Entre los poetas
de la generación del milenio –agrupo bajo esta denominación a los autores que
empiezan a publicar en torno al año 2000- y ciñéndome a aquellos que la
provincia de Cádiz ha aportado a la poesía española, destaca con diferencia el
nombre de Luis García Gil, un poeta solvente y riguroso que, en los umbrales de
su joven madurez, ha venido creando una obra sólida, al margen de alharacas
intempestivas e inasequible a halagos escolásticos, todo en beneficio de lo
fundamental: la conquista de una voz propia, que ahora suena con nitidez en
medio del ecléctico guirigay de estos tiempos oscuros.
La música y el
cine delinean en su escritura una mitología que, si bien irrumpió en la
literatura hace bastantes décadas –recordemos al Rafael Alberti de Yo era un tonto…-, ahora adquiere un
perfil, arraiga en la experiencia del hombre cotidiano y codifica un espacio
simbólico donde el lector no tarda en ubicarse y reconocerse.
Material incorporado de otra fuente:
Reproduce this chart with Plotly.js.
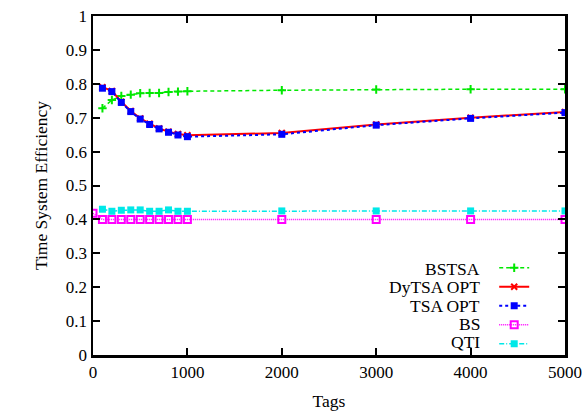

Realidad y
ficción se mezclan e interactúan, proyectando a través del lenguaje poético las
pasiones y obsesiones con que el autor se integra en su contexto histórico: el
amor, acaso depurado de sus largas secuelas petrarquistas, el dolor, la
esperanza de un mundo que se debate con sus contrarios, el compromiso de la
palabra… Todo ello en un cauce formal que parte sin complejos del orbe de los
clásicos y se va despegando sabiamente hasta alcanzar esa libre dicción que
confiere el versículo, sin tropiezos sonoros ni sintácticos, en un alarde de
tino y pulcritud.
Con estos
elementos, Luis García Gil, más que ofrecer anoche en Damajuana una lectura
poética, protagonizó una velada que, sin vanas hipérboles, puede calificarse de
excepcional: todo medido, previsto, elaborado, con el tacto exquisito de quien
sabe poner en escena lo más bello de sí, reemplazando la consabida performance -¡tan de moda!- por el
espectáculo natural de una poesía bien hecha, bien pronunciada y excelentemente
comunicada.
Para ello contó
con un colaborador singular, David Moya, un cantautor murciano, a quien mejor
cuadrara definir como poeta de la canción y ello por un hecho tan simple como
evidente: lo es. Tanto en los textos propios como en los que selecciona con
sumo gusto, se desenvuelve con arte, ritmo y la magia precisa para seducir,
como anoche, a un auditorio que atestaba el local. Habrá que dedicarle una
velada, toda vez que este público obligó por dos veces a Moya y García Gil a
hacer extras, lo cual es infrecuente.
Y habrá que hacer
balance del conjunto de estas veladas, que pusieron, desde el primer momento,
muy alto el listón. Así, sencillamente, la poesía.